Lundi 13 juin, le conflit a pris une toute autre tournure. Le groupe a franchi la frontière congolaise pour occuper la ville de Bunagana, son ancien fief dont il a été délogé en 2013 et important carrefour de commerce entre la RDC et son voisin ougandais. Dans un communiqué, le général de brigade congolais Sylvain Ekenge a déclaré que la cité de Bunagana sera défendue « peu importe ce que cela devrait coûter ». De son côté, le ministère congolais de la Communication et des Médias a condamné fermement « la participation des autorités rwandaises dans le soutien, le financement et l’armement » du M23. Un fait également dénoncé par le Dr Mukwege à la presse, à Bukavu, juste avant qu’il ne reçoive le couple royal dans son hôpital à Panzi : « L’agression du Rwanda à travers le M23, ce n’est pas une nouvelle chose. Le M23 ce n’est pas un mouvement spontané. L’agression est claire. »
Pour Félix Tshisekedi, « il n’y a pas de doute, le Rwanda a soutenu le M23 pour venir agresser la RDC »
Même si Kigali et son président Paul Kagamé nient tout soutien au mouvement rebelle en qualifiant le conflit au Nord-Kivu d’« intra-congolais », les accusations du président Tshisekedi, qui a d’ores et déjà pris des mesures en suspendant les vols de la compagnie RwandAir, s’appuient sur des faits documentés.
Dans une lettre du 26 juin 2012, adressée au Président du Conseil de sécurité de l’ONU, le Président du Comité du Conseil de sécurité concernant la République démocratique du Congo écrivait : « Depuis les premières étapes de la création du M23, le Groupe [d’experts sur la République démocratique du Congo] a rassemblé des informations sur l’appui militaire et politique systématique que les autorités rwandaises prêtent au groupe rebelle » en précisant que « les FDR ont procuré du matériel militaire, des armes, des munitions et des fournitures générales aux rebelles du M23 ».
Créé en 2012, le M23 (pour Mouvement du 23 mars) fait référence à l’accord de paix signé le 23 mars 2009 entre le gouvernement congolais et le Congrès national pour la défense du peuple (CNDP) créé par Laurent Nkunda en 2006 et dont l’objectif est la défense de la communauté tutsie congolaise.
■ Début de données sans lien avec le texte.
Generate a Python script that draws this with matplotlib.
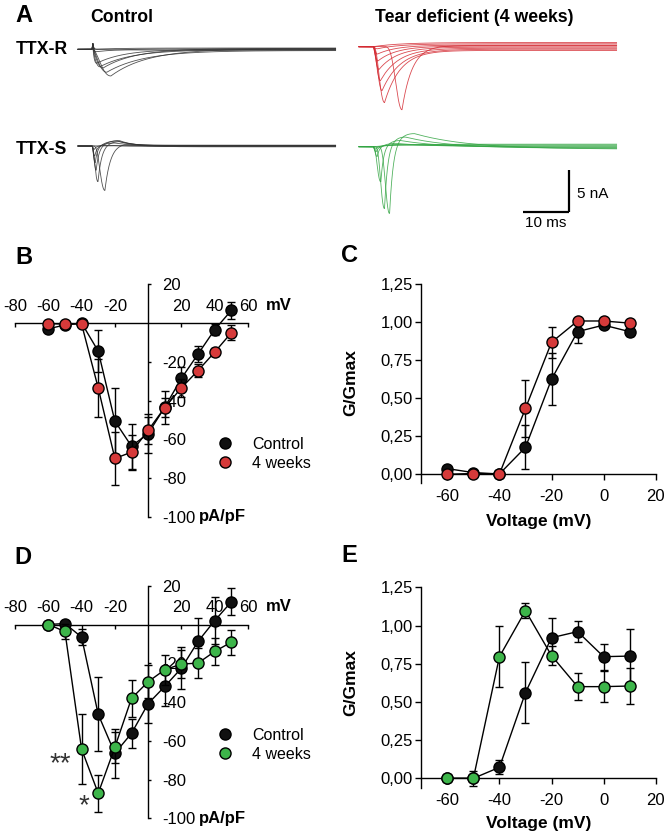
import numpy as np
import matplotlib
matplotlib.use('Agg')
import matplotlib.pyplot as plt
from matplotlib.lines import Line2D

plt.rcParams['font.family'] = ['Liberation Sans', 'DejaVu Sans']

W, H = 668, 840
fig = plt.figure(figsize=(W / 100, H / 100), dpi=100)


def fx(px):
    return px / W


def fy(py):
    return 1 - py / H


# ------------------------------------------------------------------ data
# I-V curves (pA/pF)
voltage_iv = [-60, -50, -40, -30, -20, -10, 0, 10, 20, 30, 40, 50]
ttxr_ctrl = [-3.0, -1.0, 0.0, -14.5, -50.6, -63.5, -57.0, -43.4, -28.5, -16.0, -3.4, 6.5]
ttxr_ctrl_err = [0, 0, 0, 11, 17, 11.5, 10, 8.6, 5.7, 4.3, 3, 4.3]
ttxr_4w = [-0.3, -0.6, -0.5, -33.5, -69.8, -66.6, -55.3, -43.6, -33.4, -24.5, -15.0, -5.0]
ttxr_4w_err = [0, 0, 0, 15, 13.7, 9, 7, 5, 4.5, 3.5, 2, 4]

ttxs_ctrl = [0.0, 0.5, -6.5, -46.3, -66.4, -56.1, -40.8, -31.9, -22.5, -8.7, 2.0, 11.7]
ttxs_ctrl_err = [0, 0, 4, 19, 12.6, 7.5, 10, 10, 11, 12, 12, 7]
ttxs_4w = [0.0, -3.6, -64.2, -87.0, -63.3, -38.1, -29.5, -23.3, -20.4, -19.9, -13.9, -9.1]
ttxs_4w_err = [0, 3.7, 18, 9.5, 8, 9.5, 8.5, 7.7, 7, 7.7, 7, 6.5]

# Conductance curves (G/Gmax)
voltage_g = [-60, -50, -40, -30, -20, -10, 0, 10]
gr_ctrl = [0.037, 0.011, 0.002, 0.177, 0.624, 0.937, 0.98, 0.937]
gr_ctrl_err = [0, 0, 0, 0.144, 0.17, 0.077, 0.01, 0.03]
gr_4w = [0.0, 0.005, 0.002, 0.433, 0.867, 1.007, 1.007, 0.993]
gr_4w_err = [0, 0, 0, 0.186, 0.10, 0, 0, 0]

gs_ctrl = [0.0, 0.0, 0.072, 0.561, 0.92, 0.96, 0.796, 0.80]
gs_ctrl_err = [0, 0.05, 0.046, 0.20, 0.13, 0.07, 0.085, 0.18]
gs_4w = [0.0, 0.0, 0.796, 1.097, 0.803, 0.60, 0.60, 0.604]
gs_4w_err = [0, 0, 0.20, 0.05, 0.06, 0.09, 0.10, 0.12]

series_labels = ['Control', '4 weeks']
iv_xticks = [-80, -60, -40, -20, 20, 40, 60]
iv_yticks = [20, -20, -40, -60, -80, -100]
g_xticks = [-60, -40, -20, 0, 20]
g_yticks = [0, 0.25, 0.5, 0.75, 1.0, 1.25]

# Example current traces (peak nA, time to peak ms, rise shape,
# decay ms, late outward nA, its time to peak ms, its decay ms, drift nA)
ctrl_r_amp = [0.0, 0.0, 0.3, 1.67, 2.07, 2.26, 2.67, 3.2]
ctrl_r_tpk = [1.0, 1.0, 0.8, 1.0, 1.7, 2.4, 3.2, 4.1]
ctrl_r_k = [1.5, 1.5, 1.5, 1.5, 1.8, 2.0, 2.2, 2.5]
ctrl_r_tau = [5, 5, 5, 6, 7, 7, 8, 8]
ctrl_r_drift = [0.15, -0.1, 0.05, 0.0, -0.05, 0.1, -0.15, 0.05]

ctrl_s_amp = [0.0, 0.4, 1.2, 2.0, 2.9, 4.3, 5.4]
ctrl_s_tpk = [0.5, 0.5, 0.6, 0.7, 0.9, 1.3, 2.8]
ctrl_s_k = [2, 2, 2, 2.5, 3, 3, 6]
ctrl_s_tau = [0.4, 0.4, 0.5, 0.5, 0.6, 0.8, 1.2]
ctrl_s_out = [0.0, 0.1, 0.3, 0.6, 0.7, 0.5, 0.3]
ctrl_s_out_tpk = [4, 4, 5, 5.5, 6, 6, 7]
ctrl_s_out_tau = [3, 3, 3, 3.5, 3.5, 3, 2]
ctrl_s_drift = [0.05, -0.05, 0.1, 0.0, -0.1, 0.05, 0.0]

tear_r_amp = [0.0, 0.3, 0.9, 1.7, 2.7, 4.0, 5.15, 6.5, 7.6]
tear_r_tpk = [1.0, 1.0, 1.0, 1.1, 1.3, 1.6, 1.96, 2.5, 6.3]
tear_r_k = [2, 2, 2, 2, 2.5, 3, 3.5, 4, 20]
tear_r_tau = [4, 4, 4, 4, 4, 4, 4, 3.5, 2.2]
tear_r_drift = [0.5, 0.35, 0.2, 0.08, -0.05, -0.18, -0.3, -0.45, 0.15]

tear_s_amp = [0.0, 0.3, 0.6, 1.2, 4.3, 7.7, 8.5]
tear_s_tpk = [0.6, 0.6, 0.7, 0.9, 1.7, 2.5, 3.6]
tear_s_k = [2, 2, 2, 3, 4, 8, 15]
tear_s_tau = [0.4, 0.4, 0.5, 0.5, 0.6, 0.7, 0.8]
tear_s_out = [0.0, 0.1, 0.2, 0.4, 0.8, 1.3, 1.8]
tear_s_out_tpk = [5, 5, 5, 5, 6, 7, 9]
tear_s_out_tau = [8, 8, 8, 8, 9, 10, 12]
tear_s_drift = [0.3, 0.2, 0.1, 0.0, -0.1, -0.2, -0.3]

trace_ms = 56.0
stim_ms = 3.05
scale_ms = 10
scale_nA = 5

RED = '#d63a3a'
GREEN = '#3db54a'
BLACK = '#111111'


# ------------------------------------------------------------------ panel A
def pulse(t, amp, tpk, k, tau):
    out = np.zeros_like(t)
    pos = t > 0
    tt = t[pos]
    rise = (tt / tpk) ** k * np.exp(k * (1 - tt / tpk))
    dec = np.exp(-(tt - tpk) / tau)
    out[pos] = amp * np.where(tt < tpk, rise, dec)
    return out


axA = fig.add_axes([0, fy(235), 1, 235 / H])
axA.set_xlim(0, W / 4.6)
axA.set_ylim(-235 / 8.4, 0)
axA.axis('off')

t = np.linspace(0, trace_ms, 5000)
ts = t - stim_ms


def draw_group(x0, base, amps, tpks, ks, taus, drift, color,
               outs=None, out_tpk=None, out_tau=None, artifact=0.0):
    for i in range(len(amps)):
        y = -pulse(ts, amps[i], tpks[i], ks[i], taus[i])
        if outs is not None:
            y = y + pulse(ts, outs[i], out_tpk[i], 3.0, out_tau[i])
        y = y + drift[i] * (1 - np.exp(-np.clip(ts, 0, None) / 6.0))
        if artifact:
            y = y + pulse(ts, artifact, 0.2, 2.0, 0.15)
        axA.plot(x0 + t, base + y, color=color, lw=0.6, alpha=0.85)


ctrl_x0 = 78 / 4.6
tear_x0 = 359 / 4.6
draw_group(ctrl_x0, -49.3 / 8.4, ctrl_r_amp, ctrl_r_tpk, ctrl_r_k, ctrl_r_tau,
           ctrl_r_drift, '#333333', artifact=0.7)
draw_group(ctrl_x0, -146.0 / 8.4, ctrl_s_amp, ctrl_s_tpk, ctrl_s_k, ctrl_s_tau,
           ctrl_s_drift, '#333333', ctrl_s_out, ctrl_s_out_tpk, ctrl_s_out_tau)
draw_group(tear_x0, -46.7 / 8.4, tear_r_amp, tear_r_tpk, tear_r_k, tear_r_tau,
           tear_r_drift, '#d42a32')
draw_group(tear_x0, -146.7 / 8.4, tear_s_amp, tear_s_tpk, tear_s_k, tear_s_tau,
           tear_s_drift, '#33a543', tear_s_out, tear_s_out_tpk, tear_s_out_tau)

# scale bar
sb_x1 = 568.5 / 4.6
sb_y0 = -212 / 8.4
axA.plot([sb_x1 - scale_ms, sb_x1], [sb_y0, sb_y0], color='black', lw=1.6,
         solid_capstyle='butt')
axA.plot([sb_x1, sb_x1], [sb_y0, sb_y0 + scale_nA], color='black', lw=1.6,
         solid_capstyle='butt')
axA.text(sb_x1 + 1.8, sb_y0 + scale_nA / 2 - 0.4, f'{scale_nA} nA', fontsize=11,
         ha='left', va='center')
axA.text(sb_x1 - scale_ms / 2, sb_y0 - 0.45, f'{scale_ms} ms', fontsize=11,
         ha='center', va='top')

fig.text(fx(15), fy(15), 'A', fontsize=17, fontweight='bold', ha='left', va='center')
fig.text(fx(122), fy(18), 'Control', fontsize=12.7, fontweight='bold',
         ha='center', va='center')
fig.text(fx(474), fy(18), 'Tear deficient (4 weeks)', fontsize=12.7,
         fontweight='bold', ha='center', va='center')
fig.text(fx(16), fy(50), 'TTX-R', fontsize=12.7, fontweight='bold', ha='left', va='center')
fig.text(fx(16), fy(149), 'TTX-S', fontsize=12.7, fontweight='bold', ha='left', va='center')


# ------------------------------------------------------------------ helpers
def plot_series(ax, x, y, err, face, z):
    ax.errorbar(x, y, yerr=err, fmt='-o', color='black', ecolor='black',
                elinewidth=1.0, capsize=3.2, capthick=1.0, lw=1.0,
                ms=8, mfc=face, mec='black', mew=1.0, zorder=z, clip_on=False)


def iv_axes(top, bottom, x, c_y, c_e, t_y, t_e, tcolor, leg_y, mv_y):
    ax = fig.add_axes([fx(15), fy(bottom), 233 / W, (bottom - top) / H])
    ax.set_xlim(-80, 60)
    ax.set_ylim(-100, 20)
    ax.patch.set_visible(False)
    ax.set_axisbelow(True)
    for s in ['left', 'bottom']:
        ax.spines[s].set_visible(False)
    ax.spines['top'].set_position(('data', 0))
    ax.spines['right'].set_position(('data', 0))
    for s in ['top', 'right']:
        ax.spines[s].set_linewidth(1.0)
        ax.spines[s].set_zorder(0.5)
    ax.xaxis.tick_top()
    ax.yaxis.tick_right()
    ax.set_xticks(iv_xticks)
    ax.set_xticklabels([str(v) for v in iv_xticks])
    ax.set_yticks(iv_yticks)
    ax.set_yticklabels([str(v) for v in iv_yticks])
    ax.tick_params(axis='x', direction='in', length=3, width=1.0, pad=6.5,
                   labelsize=12)
    ax.tick_params(axis='y', direction='out', length=2.5, width=1.0, pad=7.5,
                   labelsize=12)
    plot_series(ax, x, c_y, c_e, BLACK, 3)
    plot_series(ax, x, t_y, t_e, tcolor, 4)
    handles = [Line2D([], [], ls='none', marker='o', ms=8, mfc=BLACK, mec='black',
                      mew=1.0, label=series_labels[0]),
               Line2D([], [], ls='none', marker='o', ms=8, mfc=tcolor, mec='black',
                      mew=1.0, label=series_labels[1])]
    ax.legend(handles=handles, loc='upper left',
              bbox_to_anchor=(fx(212), fy(leg_y)), bbox_transform=fig.transFigure,
              frameon=False, handlelength=1.6, handletextpad=0.9, labelspacing=0.25,
              borderpad=0, borderaxespad=0, fontsize=11.5)
    fig.text(fx(266), fy(mv_y), 'mV', fontsize=12, fontweight='bold',
             ha='left', va='center')
    fig.text(fx(199), fy(bottom), 'pA/pF', fontsize=12, fontweight='bold',
             ha='left', va='center')
    return ax


def g_axes(top, bottom, x, c_y, c_e, t_y, t_e, tcolor, ylab_y, xlab_y):
    ax = fig.add_axes([fx(421.3), fy(bottom), (655.7 - 421.3) / W, (bottom - top) / H])
    ax.set_xlim(-70, 20)
    ax.set_ylim(-0.06, 1.25)
    ax.patch.set_visible(False)
    ax.set_axisbelow(True)
    for s in ['top', 'right']:
        ax.spines[s].set_visible(False)
    ax.spines['bottom'].set_position(('data', 0))
    for s in ['left', 'bottom']:
        ax.spines[s].set_linewidth(1.0)
    ax.set_xticks(g_xticks)
    ax.set_xticklabels([str(v) for v in g_xticks])
    ax.set_yticks(g_yticks)
    ax.set_yticklabels([f'{v:.2f}'.replace('.', ',') for v in g_yticks])
    ax.tick_params(axis='x', direction='out', length=4, width=1.0, pad=6.5, labelsize=12)
    ax.tick_params(axis='y', direction='out', length=4.5, width=1.0, pad=1.5, labelsize=12)
    plot_series(ax, x, c_y, c_e, BLACK, 3)
    plot_series(ax, x, t_y, t_e, tcolor, 4)
    fig.text(fx(351), fy(ylab_y), 'G/Gmax', rotation=90, fontsize=12.5,
             fontweight='bold', ha='center', va='center')
    fig.text(fx(538.5), fy(xlab_y), 'Voltage (mV)', fontsize=12.5,
             fontweight='bold', ha='center', va='center')
    return ax


# ------------------------------------------------------------------ panels B-E
axB = iv_axes(284.2, 517.0, voltage_iv, ttxr_ctrl, ttxr_ctrl_err, ttxr_4w, ttxr_4w_err,
              RED, 437, 305)
axD = iv_axes(585.7, 818.5, voltage_iv, ttxs_ctrl, ttxs_ctrl_err, ttxs_4w, ttxs_4w_err,
              GREEN, 728, 606.7)
axC = g_axes(284.0, 483.4, voltage_g, gr_ctrl, gr_ctrl_err, gr_4w, gr_4w_err,
             RED, 383, 521.5)
axE = g_axes(587.3, 787.5, voltage_g, gs_ctrl, gs_ctrl_err, gs_4w, gs_4w_err,
             GREEN, 683, 823.3)

fig.text(fx(15), fy(258), 'B', fontsize=17, fontweight='bold', ha='left', va='center')
fig.text(fx(341), fy(256), 'C', fontsize=17, fontweight='bold', ha='left', va='center')
fig.text(fx(14), fy(558), 'D', fontsize=17, fontweight='bold', ha='left', va='center')
fig.text(fx(341), fy(556), 'E', fontsize=17, fontweight='bold', ha='left', va='center')

# significance marks
fig.text(fx(60), fy(764), '**', fontsize=20, color='#333333', ha='center', va='center')
fig.text(fx(84), fy(806), '*', fontsize=20, color='#333333', ha='center', va='center')

fig.savefig('out.png', dpi=100)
Selon le M23, cet accord, destiné à mettre fin à la guerre du Kivu, n’aurait pas été respecté par le gouvernement congolais.
Aujourd’hui accusé de violences envers les populations locales et les ONG et suspecté de trafic de minerais, le M23 serait directement responsable de près de 75 000 déplacés et 11 000 réfugiés depuis son retour en RDC. Majoritairement composé de soldats tutsis, le M23 accuse également le gouvernement congolais de tenir volontairement cette ethnie à l’écart.
Pour Thierry Vircoulon, chercheur à l’Institut français des Relations Internationales (IFRI), l’intérêt du Rwanda dans ce conflit est avant tout financier. L’enjeu pour Kigali serait « de garder la main mise sur le Nord-Kivu [un territoire] que les Rwandais exploitent depuis des années », notamment pour ses matières premières. Le chercheur rappelle que le Rwanda exporte plus de matières premières (en particulier minières) qu’il ne peut en produire.